More video of Mr. Parker sharing kenpo...


----------



## Hand Sword (Sep 10, 2006)

Outstanding Stuff!

I miss him!


----------



## seca2man (Sep 10, 2006)

Mr Hawkins:

Sir, I don't know where you get this footage, looks to be from the 70s, but it's simply awesome!  I saw SGM Parker twice at seminars and I forgot how truly fast and powerful he was.  Appreciate the material!

Full Salute

PS:  Is that Frank Trejo?


----------



## Kenpojujitsu3 (Sep 11, 2006)

seca2man said:


> Mr Hawkins:
> 
> Sir, I don't know where you get this footage, looks to be from the 70s, but it's simply awesome! I saw SGM Parker twice at seminars and I forgot how truly fast and powerful he was.

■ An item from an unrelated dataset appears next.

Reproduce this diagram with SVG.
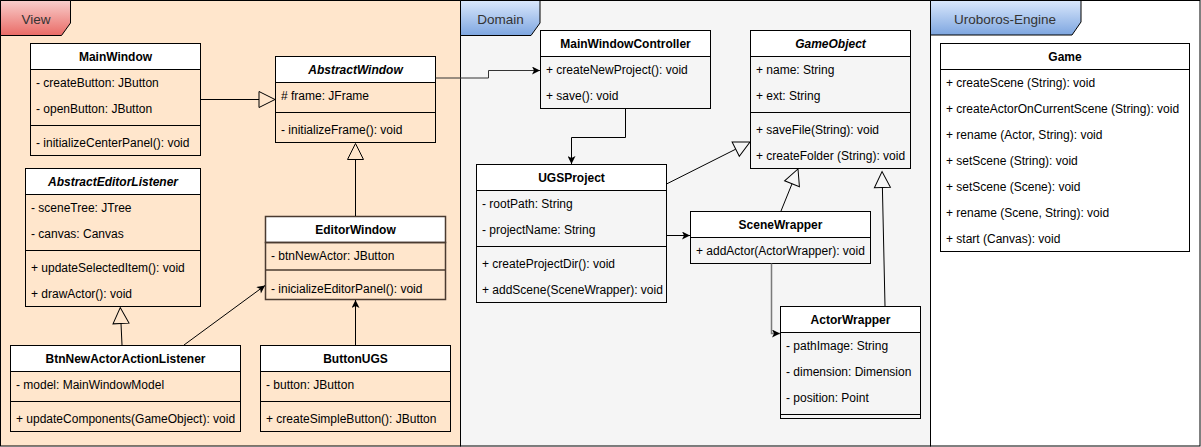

Appreciate the material!
> 
> ...


 
Yes it is Mr. Trejo.  The footage was given to me by my original Kenpo instructor.  He gave about 14+ hours of VHS of Mr. Parker.  I converted it all to digital media for him and have started sharing some small snippets with people who were not blessed to see this stuff.


----------



## Justin (Sep 11, 2006)

Kenpojujitsu3 said:


> Yes it is Mr. Trejo. The footage was given to me by my original Kenpo instructor. He gave about 14+ hours of VHS of Mr. Parker. I converted it all to digital media for him and have started sharing some small snippets with people who were not blessed to see this stuff.


Thanks for both your time and effort.  

JD


----------